In Rio, we had a brown one with thin skins, which we peeled
before boiling. When I made in the US, I could only find
darker ones with thicker skins, but after peeling, they
were pretty much the same.
**Peel Yuca, and Boil til soft… then mash up leaving chunks.
**Chop and cook tomatoes til very soft.
**Sauce… add coconut milk to tomatoes, plus sour cream,
cream cheese, and salt.
He also took all the shrimp heads, and cooked them for a long
time, then strained them and used this liquid in the sauce.
**Cut onions in circles, chop garlic, and saute in olive oil
til very soft.
**Clean Prawns, add to onions, and saute briefly.
**Add yuca to sauce, simmer and mix.
*Lastly, add prawns and onions, and season.
Serve over Rice of any kind.
As side dishes, he served his bobo with :
**French fried finely shredded batatas…..potatoes…
**Mashed batatas and cenoura…. boil potatoes and carrots in a
two to one ratio, mash leaving chunks, and season with butter,
salt and sour cream.
**Watercress Salad…. just wash and dry, then drizzle with olive oil.

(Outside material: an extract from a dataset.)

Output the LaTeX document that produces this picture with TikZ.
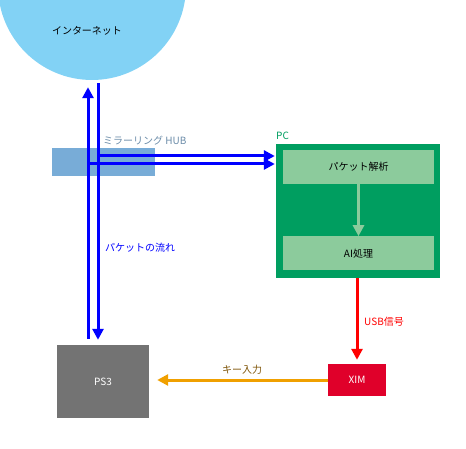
\documentclass[tikz,border=0pt]{standalone}
\usepackage{fontspec}
\setmainfont{Noto Sans CJK JP}
\usepackage{tikz}
\usetikzlibrary{arrows.meta}
\usetikzlibrary{positioning}
\usetikzlibrary{calc}
\definecolor{netblue}{HTML}{82D2F5}
\definecolor{hubblue}{HTML}{78ACD7}
\definecolor{hubtext}{HTML}{6A8BA8}
\definecolor{pcgreen}{HTML}{009E60}
\definecolor{procgreen}{HTML}{8CCB9C}
\definecolor{ximred}{HTML}{E0002A}
\definecolor{ps3gray}{HTML}{737373}
\definecolor{keyorange}{HTML}{F0A000}
\definecolor{keytext}{HTML}{80560A}
\tikzset{>={Triangle[length=11pt,width=11pt]}}
\tikzset{
    box/.style = {inner sep=0pt, font=\fontsize{10}{12}\selectfont},
    netcloud/.style = {box, circle, fill=netblue, minimum size=188pt},
    hubbox/.style = {box, fill=hubblue, minimum width=103pt, minimum height=28pt},
    pcbox/.style = {box, fill=pcgreen, minimum width=164pt, minimum height=134pt},
    procbox/.style = {box, fill=procgreen, minimum width=151pt, minimum height=34pt},
    ximbox/.style = {box, fill=ximred, text=white, minimum width=58pt, minimum height=32pt},
    ps3box/.style = {box, fill=ps3gray, text=white, minimum width=92pt, minimum height=73pt},
    tag/.style = {box, anchor=west},
}
\tikzset{
    flow/.style = {->, draw=blue, line width=3pt},
    inner/.style = {->, draw=procgreen, line width=3pt},
    usb/.style = {->, draw=red, line width=3pt},
    keyin/.style = {->, draw=keyorange, line width=3pt},
}

\begin{document}
\begin{tikzpicture}[x=1pt,y=-1pt]
    \useasboundingbox (0,0) rectangle (466,449);
    \clip (0,0) rectangle (466,449);
    % internet
    \node[netcloud] (net) at (92,-14) {};
    \node[box] (nettext) at (87,31) {インターネット};
    % hub
    \node[hubbox] (hub) at (103.5,162) {};
    \node[tag, text=hubtext] (hublabel) at (103,141) {ミラーリング HUB};
    % pc
    \node[pcbox] (pc) at (358,211) {};
    \node[tag, text=pcgreen] (pclabel) at (276,136) {PC};
    \node[procbox] (parse) at (358.5,167) {パケット解析};
    \node[procbox, below=52pt of parse] (ai) {AI処理};
    % devices
    \node[ximbox] (xim) at (357,380) {XIM};
    \node[ps3box] (ps3) at (103,381.5) {PS3};

    \coordinate (tapU) at (98,156);
    \coordinate (tapL) at (88,164);
    % packet lines
    \draw[flow, shorten <=6pt, shorten >=7pt] ([xshift=-4pt]net.south |- ps3.north) -- ([xshift=-4pt]net.south);
    \draw[flow, shorten <=3pt, shorten >=5pt] ([xshift=6pt]net.south) -- ([xshift=6pt]net.south |- ps3.north);
    \draw[flow, shorten >=1pt] (tapU) -- (tapU -| pc.west);
    \draw[flow, shorten >=1pt] (tapL) -- (tapL -| pc.west);
    \node[tag, text=blue] (flowlabel) at (105,248) {パケットの流れ};

    \draw[inner] (parse) -- (ai);
    \draw[usb, shorten >=4pt] (xim.north |- pc.south) -- (xim.north);
    \node[tag, text=red] (usblabel) at (364,322) {USB信号};
    \draw[keyin, shorten >=8pt] (xim.west) -- (xim.west -| ps3.east);
    \node[box, text=keytext] (keylabel) at (242,370) {キー入力};
\end{tikzpicture}
\end{document}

A delicious and satisfying dinner, and a great treat for guests!
What was enough now. The chasm was dark and deep, and knew
no bottom. His eyes made her know, made her surrender to him,
to them, to It.
The Sade songs rang in her heart from so many years ago, and
just last night… Those words of sadness and comfort now came from
his own lips, as he sang to her, his voice like his eyes, deep and dark
and touching her very core.
“I want to stab you with my brown knife… to go in where there is
already a little hole…” he whispered… cuxixos means whispers.

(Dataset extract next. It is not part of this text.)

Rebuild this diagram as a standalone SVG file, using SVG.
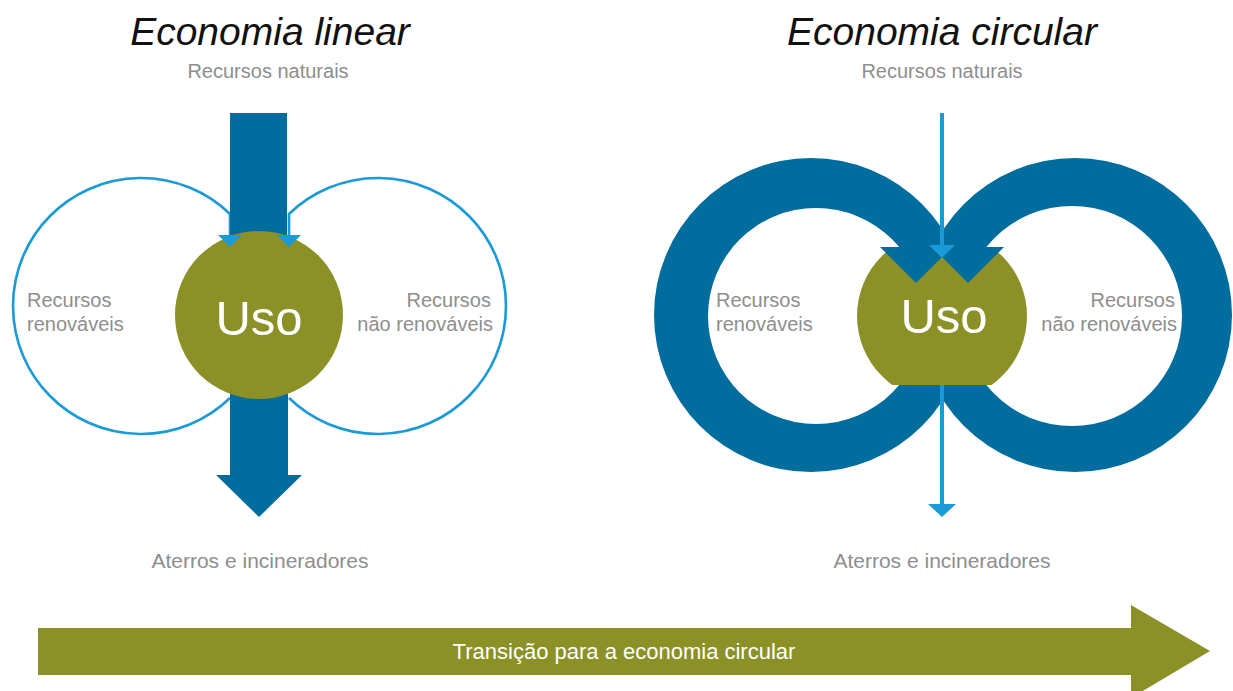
<svg xmlns="http://www.w3.org/2000/svg" width="1233" height="691" viewBox="0 0 1233 691">
  <defs>
    <style>
      .title { font-family: "Liberation Sans", Arial, sans-serif; font-style: italic; font-size: 39px; fill: #111111; text-anchor: middle; }
      .lbl { font-family: "Liberation Sans", Arial, sans-serif; font-size: 20px; fill: #8e8e8e; }
      .big { font-size: 21px; }
      .mid { text-anchor: middle; }
      .end { text-anchor: end; }
      .uso { font-family: "Liberation Sans", Arial, sans-serif; font-size: 49px; fill: #ffffff; text-anchor: middle; }
      .thin { fill: none; stroke: #1a9ad7; stroke-width: 2.6; }
      .light { fill: #1a9ad7; }
      .dark { fill: #006d9e; }
      .olive { fill: #8b9127; }
      .trans { font-family: "Liberation Sans", Arial, sans-serif; font-size: 22px; fill: #ffffff; text-anchor: middle; }
    </style>
    <clipPath id="usoClip">
      <rect x="840" y="247" width="210" height="138"/>
    </clipPath>
  </defs>
  <rect width="1233" height="691" fill="#ffffff"/>

  <!-- Titles -->
  <g id="titles">
    <text class="title" x="270" y="45">Economia linear</text>
    <text class="title" x="942" y="45">Economia circular</text>
  </g>

  <!-- ===== Linear economy ===== -->
  <g id="connectors-linear">
    <path class="thin" d="M230,236 L230,214 A128,128 0 1 0 230,398"/>
    <path class="thin" d="M289,236 L289,214 A128,128 0 1 1 289,398"/>
    <rect class="dark" x="230" y="113" width="57" height="130"/>
    <polygon class="dark" points="230,385 288,385 288,475 302,475 259,517 216,475 230,475"/>
  </g>
  <g id="uso-linear">
    <circle class="olive" cx="259" cy="315" r="84"/>
    <text class="uso" x="259" y="335">Uso</text>
  </g>
  <g id="arrowheads-linear">
    <polygon class="light" points="218,235 242,235 230,247"/>
    <polygon class="light" points="277,235 301,235 289,247"/>
  </g>
  <g id="labels-linear">
    <text class="lbl mid" x="268" y="78">Recursos naturais</text>
    <text class="lbl" x="27" y="307">Recursos</text>
    <text class="lbl" x="27" y="331">renováveis</text>
    <text class="lbl end" x="491" y="307">Recursos</text>
    <text class="lbl end" x="493" y="331">não renováveis</text>
    <text class="lbl big mid" x="260" y="568">Aterros e incineradores</text>
  </g>

  <!-- ===== Circular economy ===== -->
  <g id="rings-circular">
    <path class="dark" fill-rule="evenodd" d="M654,315 A157,157 0 1 0 968,315 A157,157 0 1 0 654,315 Z M708,316 A108,108 0 1 1 924,316 A108,108 0 1 1 708,316 Z"/>
    <path class="dark" fill-rule="evenodd" d="M918,315 A157,157 0 1 0 1232,315 A157,157 0 1 0 918,315 Z M962,316 A110,110 0 1 1 1182,316 A110,110 0 1 1 962,316 Z"/>
  </g>
  <g id="uso-circular">
    <circle class="olive" cx="942" cy="316" r="85" clip-path="url(#usoClip)"/>
    <text class="uso" x="944" y="333">Uso</text>
  </g>
  <g id="arrowheads-circular">
    <polygon class="dark" points="880,247 952,247 916,283"/>
    <polygon class="dark" points="932,247 1004,247 968,283"/>
  </g>
  <g id="connectors-circular">
    <line x1="942" y1="113" x2="942" y2="247" stroke="#1a9ad7" stroke-width="4"/>
    <polygon class="light" points="929,245 955,245 942,258"/>
    <line x1="942" y1="385" x2="942" y2="506" stroke="#1a9ad7" stroke-width="4"/>
    <polygon class="light" points="928,504 956,504 942,517"/>
  </g>
  <g id="labels-circular">
    <text class="lbl mid" x="942" y="78">Recursos naturais</text>
    <text class="lbl" x="716" y="307">Recursos</text>
    <text class="lbl" x="716" y="331">renováveis</text>
    <text class="lbl end" x="1175" y="307">Recursos</text>
    <text class="lbl end" x="1177" y="331">não renováveis</text>
    <text class="lbl big mid" x="942" y="568">Aterros e incineradores</text>
  </g>

  <!-- ===== Transition arrow ===== -->
  <g id="transition">
    <polygon class="olive" points="38,628 1131,628 1131,605 1210,651 1131,698 1131,675 38,675"/>
    <text class="trans" x="624" y="659">Transição para a economia circular</text>
  </g>
</svg>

A lovely sexy word…. Kushishooos.
The incredible and instant intimacies within these walls drowned
out all boundaries. The natural physicality. The messages sent
through touch and look, the dances without words… vertically
and horizontally…
They’d had enough words. But she had to admit the ones he gave
her shimmered like gold.
Mind Images from the past, with their little spaces unfinished,
now filled in, blended, completed themselves in bits and parts.
The feelings of reaching, leaning in, waiting for him to leave and
return endlessly then, had now softened their sharp cutting edges,
now filling her heart with pounding waves of nourishment.
“I need to get my ass kicked by a polar bear.” he began one day.
“That’s what I need! The first time he wouldn’t Eat me. He’d say
OK stupid, I won’t eat you this time, but next time….”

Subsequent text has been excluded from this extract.